→ **What you need to do**
Leave out any pictures and transcribe all other data below exactly.

= = = = = = =

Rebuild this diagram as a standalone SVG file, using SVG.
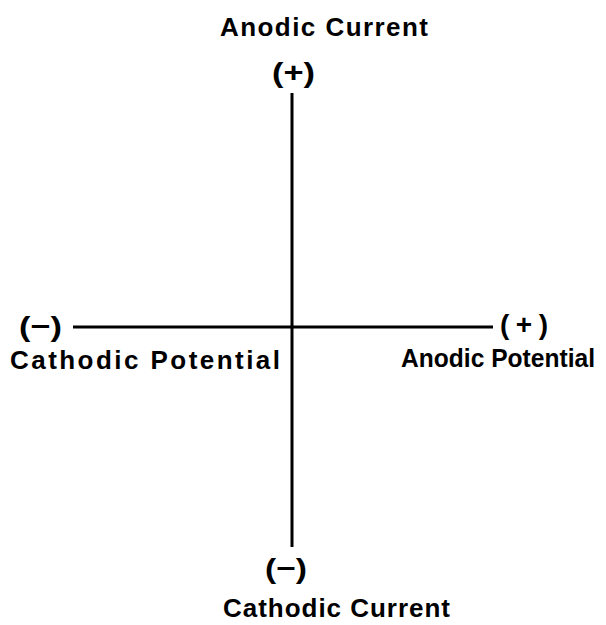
<svg xmlns="http://www.w3.org/2000/svg" width="606" height="625" viewBox="0 0 606 625">
<style>
text{font-family:"Liberation Sans",Arial,sans-serif;font-weight:bold;font-size:26px;fill:#000}
.p{font-size:28px}
.ax{stroke:#000;stroke-width:3;fill:none}
</style>
<rect width="606" height="625" fill="#fff"/>
<g id="connectors">
<line class="ax" x1="292" y1="93" x2="292" y2="547"/>
<line class="ax" x1="73" y1="327" x2="493" y2="327"/>
</g>
<g id="anodic-current">
<text x="220" y="36" textLength="208" lengthAdjust="spacing">Anodic Current</text>
<text class="p" x="272" y="82" textLength="43" lengthAdjust="spacingAndGlyphs">(+)</text>
</g>
<g id="cathodic-potential">
<text class="p" x="19" y="336" textLength="43" lengthAdjust="spacingAndGlyphs">(−)</text>
<text x="10" y="369" textLength="270" lengthAdjust="spacing">Cathodic Potential</text>
</g>
<g id="anodic-potential">
<text class="p" x="500" y="334" textLength="48" lengthAdjust="spacing">(+)</text>
<text x="401" y="367" textLength="194" lengthAdjust="spacingAndGlyphs">Anodic Potential</text>
</g>
<g id="cathodic-current">
<text class="p" x="265" y="578" textLength="42" lengthAdjust="spacingAndGlyphs">(−)</text>
<text x="223" y="617" textLength="227" lengthAdjust="spacing">Cathodic Current</text>
</g>
</svg>
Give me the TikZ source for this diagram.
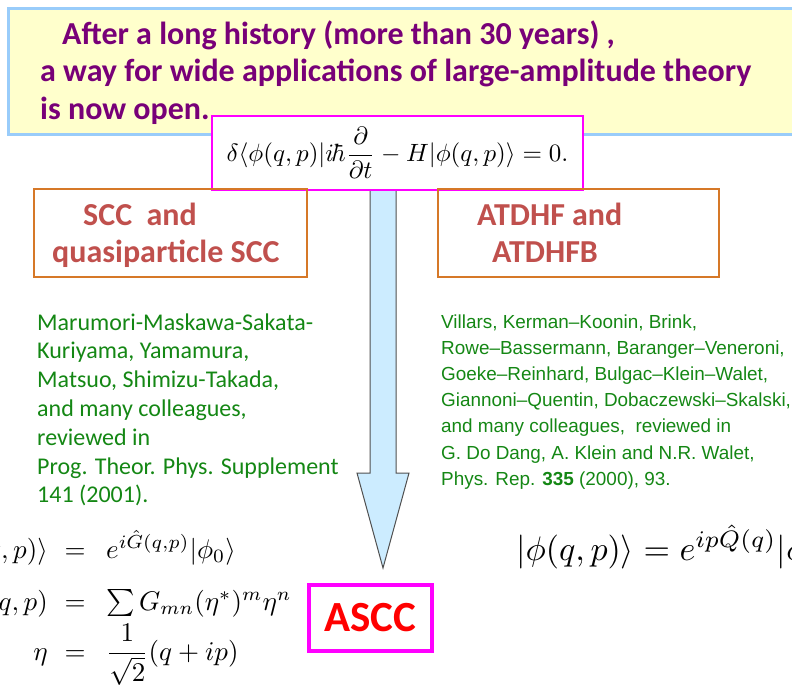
\documentclass[tikz,border=0pt]{standalone}
\usepackage{fontspec}
\setmainfont{Carlito}
\newfontfamily\refsfont{Liberation Sans}
\definecolor{histpurple}{RGB}{120,0,120}
\definecolor{notebg}{RGB}{255,255,204}
\definecolor{noteframe}{RGB}{153,204,250}
\definecolor{boxorange}{RGB}{214,120,40}
\definecolor{boxred}{RGB}{192,80,77}
\definecolor{refgreen}{RGB}{20,135,20}
\definecolor{eqmagenta}{RGB}{255,0,255}
\definecolor{flowblue}{RGB}{204,236,255}
\definecolor{flowgray}{RGB}{80,80,80}
\tikzset{
  titletext/.style={font=\fontsize{32}{37.5}\selectfont\bfseries, text=histpurple, inner sep=0, anchor=base west},
  methodbox/.style={draw=boxorange, line width=1.2pt, minimum width=273, minimum height=88, inner sep=0},
  methodtext/.style={font=\fontsize{32}{37}\selectfont\bfseries, text=boxred, inner sep=0, anchor=base west},
  reftext/.style={text=refgreen, inner sep=0, anchor=base west},
  leqn/.style={inner sep=0},
}

\begin{document}
\begin{tikzpicture}[x=1pt,y=-1pt]
  %%%%% START %%%%%
  \useasboundingbox (0,0) rectangle (792,691);
  \clip (0,0) rectangle (792,691);

  \draw[line width=3pt, draw=noteframe, fill=notebg] (8.5,8.5) rectangle (805,134.5);
  \node[titletext] (history) at (40,44) {\begin{tabular}[t]{@{}l@{}}\hspace*{22pt}After a long history (more than 30 years) ,\\a way for wide applications of large-amplitude theory\\is now open.\end{tabular}};

  \draw[fill=flowblue, draw=flowgray, line width=1pt] (370,185) -- (370,473) -- (357,473) -- (383,568) -- (409,473) -- (396,473) -- (396,185);

  \node[draw=eqmagenta, line width=1.2pt, fill=white, minimum width=371, minimum height=74, inner sep=0] (variation) at (397.5,153) {\scalebox{2.5}{$\displaystyle \delta\langle\phi(q,p)|i\hbar\frac{\partial}{\partial t}-H|\phi(q,p)\rangle=0.$}};

  \node[methodbox] (scc) at (170.5,233) {};
  \node[methodtext] (scctext) at (52,225) {\begin{tabular}[t]{@{}l@{}}\hspace*{31pt}SCC\ \ and\\quasiparticle SCC\end{tabular}};
  \node[methodbox, minimum width=281] (atdhf) at (578.5,233) {};
  \node[methodtext] (atdhftext) at (477,225) {\begin{tabular}[t]{@{}l@{}}ATDHF and\\\hspace*{15pt}ATDHFB\end{tabular}};

  \node[reftext, font=\fontsize{24}{28.8}\selectfont] (sccrefs) at (37,330) {\begin{tabular}[t]{@{}l@{}}Marumori-Maskawa-Sakata-\\Kuriyama, Yamamura,\\Matsuo, Shimizu-Takada,\\and many colleagues,\\reviewed in\\Prog. Theor. Phys. Supplement\\141 (2001).\end{tabular}};
  \node[reftext, font=\refsfont\fontsize{18.9}{26.2}\selectfont] (atdhfrefs) at (441,328) {\begin{tabular}[t]{@{}l@{}}Villars, Kerman–Koonin, Brink,\\Rowe–Bassermann, Baranger–Veneroni,\\Goeke–Reinhard, Bulgac–Klein–Walet,\\Giannoni–Quentin, Dobaczewski–Skalski,\\and many colleagues,\ \ reviewed in\\G. Do Dang, A. Klein and N.R. Walet,\\Phys. Rep. \textbf{335} (2000), 93.\end{tabular}};

  % generator of the ASCC state
  \node[leqn, anchor=base east] (statel) at (48,558) {\scalebox{2.7}{$|\phi(q,p)\rangle$}};
  \node[leqn, anchor=base] (statee) at (75,558) {\scalebox{2.7}{$=$}};
  \node[leqn, anchor=base west] (stater) at (106,558) {\scalebox{2.7}{$e^{i\hat G(q,p)}|\phi_0\rangle$}};
  \node[leqn, anchor=base east] (genl) at (48,610) {\scalebox{2.7}{$\hat G(q,p)$}};
  \node[leqn, anchor=base] (gene) at (75,610) {\scalebox{2.7}{$=$}};
  \node[leqn, anchor=base west] (genr) at (106,610) {\scalebox{2.7}{$\sum G_{mn}(\eta^*)^m\eta^n$}};
  \node[leqn, anchor=base east] (etal) at (48,660) {\scalebox{2.7}{$\eta$}};
  \node[leqn, anchor=base] (etae) at (75,660) {\scalebox{2.7}{$=$}};
  \node[leqn, anchor=base west] (etar) at (106,660) {\scalebox{2.7}{$\displaystyle\frac{1}{\sqrt{2}}(q+ip)$}};

  \node[leqn, anchor=base west] (collstate) at (516,560) {\scalebox{3.4}{$|\phi(q,p)\rangle=e^{ip\hat Q(q)}|\phi_0\rangle$}};

  \node[draw=eqmagenta, line width=4pt, minimum width=123, minimum height=66, inner sep=0, font=\fontsize{43}{50}\selectfont\bfseries, text=red] (ascc) at (370.5,618) {ASCC};
  %%%%% END %%%%%
\end{tikzpicture}
\end{document}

= = = = = = =

→ **The answer**
Rebuild this diagram as a standalone SVG file, using SVG.
<svg xmlns="http://www.w3.org/2000/svg" width="606" height="625" viewBox="0 0 606 625">
<style>
text{font-family:"Liberation Sans",Arial,sans-serif;font-weight:bold;font-size:26px;fill:#000}
.p{font-size:28px}
.ax{stroke:#000;stroke-width:3;fill:none}
</style>
<rect width="606" height="625" fill="#fff"/>
<g id="connectors">
<line class="ax" x1="292" y1="93" x2="292" y2="547"/>
<line class="ax" x1="73" y1="327" x2="493" y2="327"/>
</g>
<g id="anodic-current">
<text x="220" y="36" textLength="208" lengthAdjust="spacing">Anodic Current</text>
<text class="p" x="272" y="82" textLength="43" lengthAdjust="spacingAndGlyphs">(+)</text>
</g>
<g id="cathodic-potential">
<text class="p" x="19" y="336" textLength="43" lengthAdjust="spacingAndGlyphs">(−)</text>
<text x="10" y="369" textLength="270" lengthAdjust="spacing">Cathodic Potential</text>
</g>
<g id="anodic-potential">
<text class="p" x="500" y="334" textLength="48" lengthAdjust="spacing">(+)</text>
<text x="401" y="367" textLength="194" lengthAdjust="spacingAndGlyphs">Anodic Potential</text>
</g>
<g id="cathodic-current">
<text class="p" x="265" y="578" textLength="42" lengthAdjust="spacingAndGlyphs">(−)</text>
<text x="223" y="617" textLength="227" lengthAdjust="spacing">Cathodic Current</text>
</g>
</svg>
Give me the TikZ source for this diagram.
\documentclass[tikz,border=0pt]{standalone}
\usepackage{fontspec}
\setmainfont{Carlito}
\newfontfamily\refsfont{Liberation Sans}
\definecolor{histpurple}{RGB}{120,0,120}
\definecolor{notebg}{RGB}{255,255,204}
\definecolor{noteframe}{RGB}{153,204,250}
\definecolor{boxorange}{RGB}{214,120,40}
\definecolor{boxred}{RGB}{192,80,77}
\definecolor{refgreen}{RGB}{20,135,20}
\definecolor{eqmagenta}{RGB}{255,0,255}
\definecolor{flowblue}{RGB}{204,236,255}
\definecolor{flowgray}{RGB}{80,80,80}
\tikzset{
  titletext/.style={font=\fontsize{32}{37.5}\selectfont\bfseries, text=histpurple, inner sep=0, anchor=base west},
  methodbox/.style={draw=boxorange, line width=1.2pt, minimum width=273, minimum height=88, inner sep=0},
  methodtext/.style={font=\fontsize{32}{37}\selectfont\bfseries, text=boxred, inner sep=0, anchor=base west},
  reftext/.style={text=refgreen, inner sep=0, anchor=base west},
  leqn/.style={inner sep=0},
}

\begin{document}
\begin{tikzpicture}[x=1pt,y=-1pt]
  %%%%% START %%%%%
  \useasboundingbox (0,0) rectangle (792,691);
  \clip (0,0) rectangle (792,691);

  \draw[line width=3pt, draw=noteframe, fill=notebg] (8.5,8.5) rectangle (805,134.5);
  \node[titletext] (history) at (40,44) {\begin{tabular}[t]{@{}l@{}}\hspace*{22pt}After a long history (more than 30 years) ,\\a way for wide applications of large-amplitude theory\\is now open.\end{tabular}};

  \draw[fill=flowblue, draw=flowgray, line width=1pt] (370,185) -- (370,473) -- (357,473) -- (383,568) -- (409,473) -- (396,473) -- (396,185);

  \node[draw=eqmagenta, line width=1.2pt, fill=white, minimum width=371, minimum height=74, inner sep=0] (variation) at (397.5,153) {\scalebox{2.5}{$\displaystyle \delta\langle\phi(q,p)|i\hbar\frac{\partial}{\partial t}-H|\phi(q,p)\rangle=0.$}};

  \node[methodbox] (scc) at (170.5,233) {};
  \node[methodtext] (scctext) at (52,225) {\begin{tabular}[t]{@{}l@{}}\hspace*{31pt}SCC\ \ and\\quasiparticle SCC\end{tabular}};
  \node[methodbox, minimum width=281] (atdhf) at (578.5,233) {};
  \node[methodtext] (atdhftext) at (477,225) {\begin{tabular}[t]{@{}l@{}}ATDHF and\\\hspace*{15pt}ATDHFB\end{tabular}};

  \node[reftext, font=\fontsize{24}{28.8}\selectfont] (sccrefs) at (37,330) {\begin{tabular}[t]{@{}l@{}}Marumori-Maskawa-Sakata-\\Kuriyama, Yamamura,\\Matsuo, Shimizu-Takada,\\and many colleagues,\\reviewed in\\Prog. Theor. Phys. Supplement\\141 (2001).\end{tabular}};
  \node[reftext, font=\refsfont\fontsize{18.9}{26.2}\selectfont] (atdhfrefs) at (441,328) {\begin{tabular}[t]{@{}l@{}}Villars, Kerman–Koonin, Brink,\\Rowe–Bassermann, Baranger–Veneroni,\\Goeke–Reinhard, Bulgac–Klein–Walet,\\Giannoni–Quentin, Dobaczewski–Skalski,\\and many colleagues,\ \ reviewed in\\G. Do Dang, A. Klein and N.R. Walet,\\Phys. Rep. \textbf{335} (2000), 93.\end{tabular}};

  % generator of the ASCC state
  \node[leqn, anchor=base east] (statel) at (48,558) {\scalebox{2.7}{$|\phi(q,p)\rangle$}};
  \node[leqn, anchor=base] (statee) at (75,558) {\scalebox{2.7}{$=$}};
  \node[leqn, anchor=base west] (stater) at (106,558) {\scalebox{2.7}{$e^{i\hat G(q,p)}|\phi_0\rangle$}};
  \node[leqn, anchor=base east] (genl) at (48,610) {\scalebox{2.7}{$\hat G(q,p)$}};
  \node[leqn, anchor=base] (gene) at (75,610) {\scalebox{2.7}{$=$}};
  \node[leqn, anchor=base west] (genr) at (106,610) {\scalebox{2.7}{$\sum G_{mn}(\eta^*)^m\eta^n$}};
  \node[leqn, anchor=base east] (etal) at (48,660) {\scalebox{2.7}{$\eta$}};
  \node[leqn, anchor=base] (etae) at (75,660) {\scalebox{2.7}{$=$}};
  \node[leqn, anchor=base west] (etar) at (106,660) {\scalebox{2.7}{$\displaystyle\frac{1}{\sqrt{2}}(q+ip)$}};

  \node[leqn, anchor=base west] (collstate) at (516,560) {\scalebox{3.4}{$|\phi(q,p)\rangle=e^{ip\hat Q(q)}|\phi_0\rangle$}};

  \node[draw=eqmagenta, line width=4pt, minimum width=123, minimum height=66, inner sep=0, font=\fontsize{43}{50}\selectfont\bfseries, text=red] (ascc) at (370.5,618) {ASCC};
  %%%%% END %%%%%
\end{tikzpicture}
\end{document}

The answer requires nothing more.